You know that relationships & connections play an important role in your life. What you might not realize is how we connect with others has unimagined importance & consequences. And we’re failing. But it’s not too late. Here are simple steps to building stronger relationships, faster than ever before, and becoming a better person along the way.
We are Built to Connect
Your brain is wired to be social. Its circuitry is uniquely equipped to seek out & respond to other people’s brains, bodies, & words. Yes, I said seek out & respond to other people’s brains! Neuroscientists call it “brain-to-brain link” or “coupling”. Here is what they’ve discovered:
- Matching facial expressions can make you feel what another person is feeling.
- In moments of fear you focus on other people’s faces for cues as to how you should respond.
- You can identify fear in a person’s face in less than 33 milliseconds.
- Watching another person feel an intense emotion fires the same neural pathway as if you were experiencing the emotion yourself.
And that’s just the beginning. Every detail of how we relate to one another carries significant social consequences. External factors such as eye contact, smiling, squinting, the angle of your shoulders, & the position of your feet send immediate and clear signals to the people around you.
The amazing thing is how much we are also shaped by the internal factors of another person. Their feelings, thoughts, emotions, assumptions, & biases all get conveyed through mechanisms we are largely unaware of.

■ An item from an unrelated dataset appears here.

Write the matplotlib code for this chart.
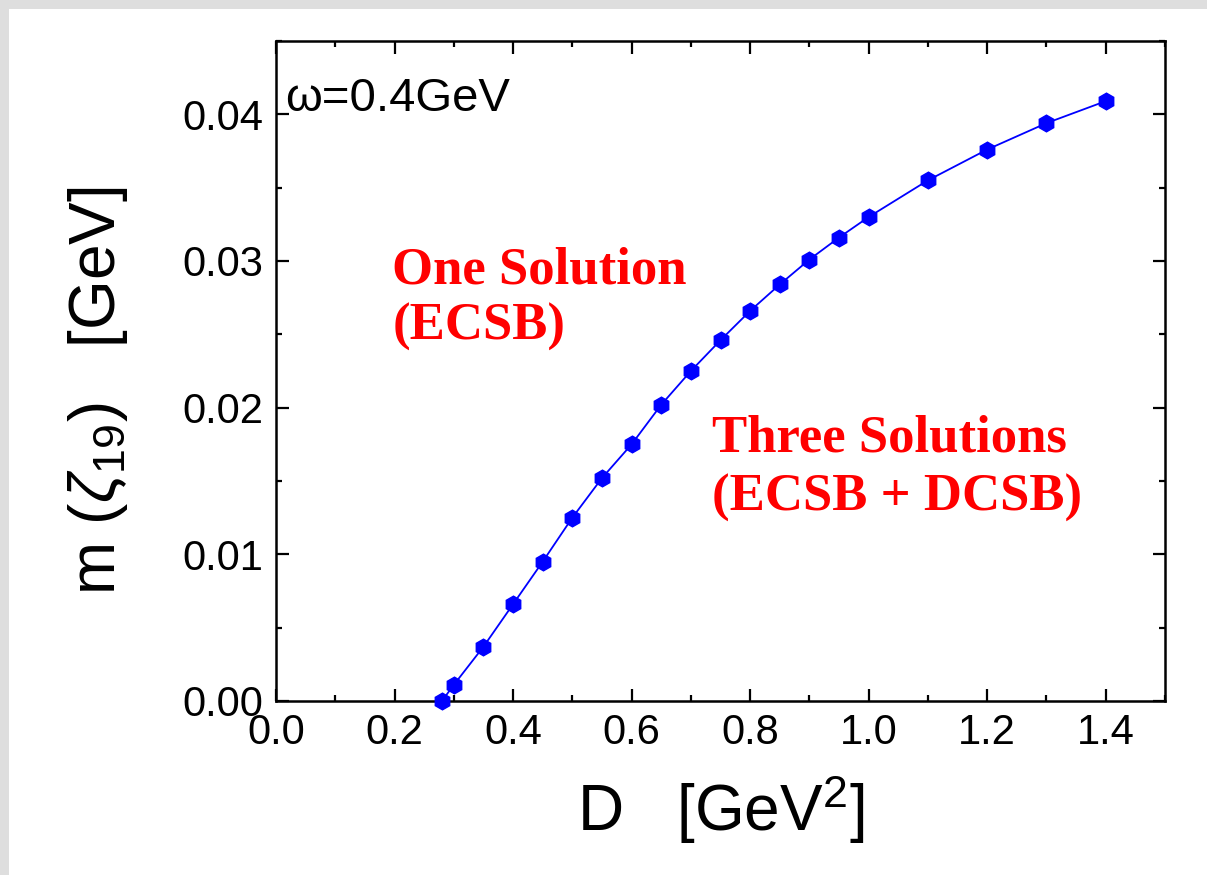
import numpy as np
import matplotlib
matplotlib.use('Agg')
import matplotlib.pyplot as plt
from matplotlib.patches import Rectangle
from matplotlib.ticker import MultipleLocator, FormatStrFormatter

# current mass at the critical point vs. interaction strength D
D_values = [0.28, 0.30, 0.35, 0.40, 0.45, 0.50, 0.55, 0.60, 0.65, 0.70,
            0.75, 0.80, 0.85, 0.90, 0.95, 1.00, 1.10, 1.20, 1.30, 1.40]
m_values = [0.0000, 0.0011, 0.0037, 0.0066, 0.0095, 0.0125, 0.0152, 0.0175,
            0.0202, 0.0225, 0.0246, 0.0266, 0.0284, 0.0301, 0.0316, 0.0330,
            0.0355, 0.0376, 0.0394, 0.0409]

x_ticks = [0.0, 0.2, 0.4, 0.6, 0.8, 1.0, 1.2, 1.4]
y_ticks = [0.00, 0.01, 0.02, 0.03, 0.04]

plt.rcParams['font.family'] = ['Liberation Sans', 'DejaVu Sans']
plt.rcParams['mathtext.fontset'] = 'custom'
plt.rcParams['mathtext.rm'] = 'Liberation Sans'
plt.rcParams['mathtext.it'] = 'Liberation Sans:italic'

fig = plt.figure(figsize=(12.07, 8.75), dpi=100)
fig.patch.set_facecolor('white')

# grey strips along the top and left edge of the slide
fig.patches.append(Rectangle((0, 1 - 9 / 875), 1, 9 / 875, transform=fig.transFigure,
                             facecolor='#dedede', edgecolor='none', zorder=0))
fig.patches.append(Rectangle((0, 0), 9 / 1207, 1, transform=fig.transFigure,
                             facecolor='#dedede', edgecolor='none', zorder=0))

ax = fig.add_axes([276 / 1207, 1 - 701 / 875, 889 / 1207, 660 / 875])

ax.plot(D_values, m_values, color='#0000ff', lw=1.3, marker='h',
        markersize=12, markerfacecolor='#0000ff', markeredgecolor='#0000ff',
        clip_on=False, zorder=3)

ax.set_xlim(0.0, 1.5)
ax.set_ylim(0.0, 0.045)
ax.set_xticks(x_ticks)
ax.set_yticks(y_ticks)
ax.xaxis.set_minor_locator(MultipleLocator(0.1))
ax.yaxis.set_minor_locator(MultipleLocator(0.005))
ax.xaxis.set_major_formatter(FormatStrFormatter('%.1f'))
ax.yaxis.set_major_formatter(FormatStrFormatter('%.2f'))

ax.tick_params(which='both', direction='in', top=True, right=True, width=1.6)
ax.tick_params(which='major', length=9, labelsize=30)
ax.tick_params(which='minor', length=4.5)
ax.tick_params(axis='x', which='major', pad=9)
ax.tick_params(axis='y', which='major', pad=9)
for sp in ax.spines.values():
    sp.set_linewidth(1.8)

ax.set_xlabel(r'D   [GeV$^2$]', fontsize=46, labelpad=14)
ax.set_ylabel(r'm $(\zeta_{19})$   [GeV]', fontsize=46, labelpad=38, y=0.47)

ax.text(0.015, 0.0402, 'ω=0.4GeV', fontsize=34, va='baseline', ha='left')

red_font = dict(family='Liberation Serif', weight='bold', color='#ff0000',
                fontsize=38, va='baseline', ha='left')
ax.text(0.196, 0.0285, 'One Solution', **red_font)
ax.text(0.196, 0.0246, '(ECSB)', **red_font)
ax.text(0.736, 0.0170, 'Three Solutions', **red_font)
ax.text(0.736, 0.0130, '(ECSB + DCSB)', **red_font)

fig.savefig('out.png', dpi=100)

From their brain to our brain, we pick up these signals. We are able to (easily & accurately) tune-in to their mental state. And our brain aligns with what we tune-in to. Scary right? It happens almost entirely outside of your conscious thought. Your brain was built to connect & it’s going to do it whether you want it to or not. It doesn’t always get it right. It makes educated guesses. But your brain is surprisingly attune to what is going on inside other people’s brains.
The Age of Disconnection
We are more connected across the world than ever before — and we are more disconnected from each other. That idea has been popular for years. But most of the time it misses why we are disconnected. It’s not that we don’t talk to each other or that we don’t interact. It’s how we interact that has seen a profound shift. I’m not talking about text, Facebook, & email. I mean how we interact face-to-face or verbally has totally changed.
Our attention has become split. We juggle so many things at once that we are hardly paying attention at all to the people we’re interacting with . . . and so we miss opportunities to deeply connect like we were built to do. We miss clear signals from other people because we simply aren’t looking anymore.
We order coffee from the barista with a song playing in our headphones. We half-listen to our spouse in bed over the glow of Candy Crush on our iPad. We speak to our client on the phone while we scan through our email inbox. We refresh our Twitter feed over dinner with friends.
And I’ve been as guilty as anyone.
We are not built to multi-task. We know this now. The studies are definitive & irrefutable. We are especially not built to multi-task during person-to-person interaction. We are built to focus. We are built to pay attention. We are built to connect.
Two helpful tips:
PUT DOWN YOUR CELL PHONE
Find two small boxes, put one in your living room, and the other somewhere outside your bedroom (like the bathroom or just outside the door). These small boxes will be your cell phone prison. During dinner or time with family & friends, everyone turn their phone on silent & place it in the box (cell phone prison). No exceptions, not even for guests. When you go to your bedroom at night, leave your cell phone in the box outside your room, again on silent. No more distractions. Tell stories, laugh, ask questions, cry if you need to. Something special happens when we remove the barriers between us. It changes you.
FOCUS INTENSELY ON THE PERSON YOU’RE WITH
It can be so easy to mentally drift in a conversation. We get so busy & we move so fast we just don’t focus on the person we’re with. There is a lot of background noise in our minds during most of our interactions. Block it out by paying careful attention to the person’s face, tone of voice, rate of speech, posture, & overall demeanor. Not to say you shouldn’t listen to their words, you should listen very carefully. Just observe more than that because it’s where so much meaning & connection is found. Do this, at home & at work, and you will connect like never before. I promise.
I’m only giving you two because I want you to actually do them! Try these two things for a week at first. See how it goes. Keep it going for a month. Watch what happens.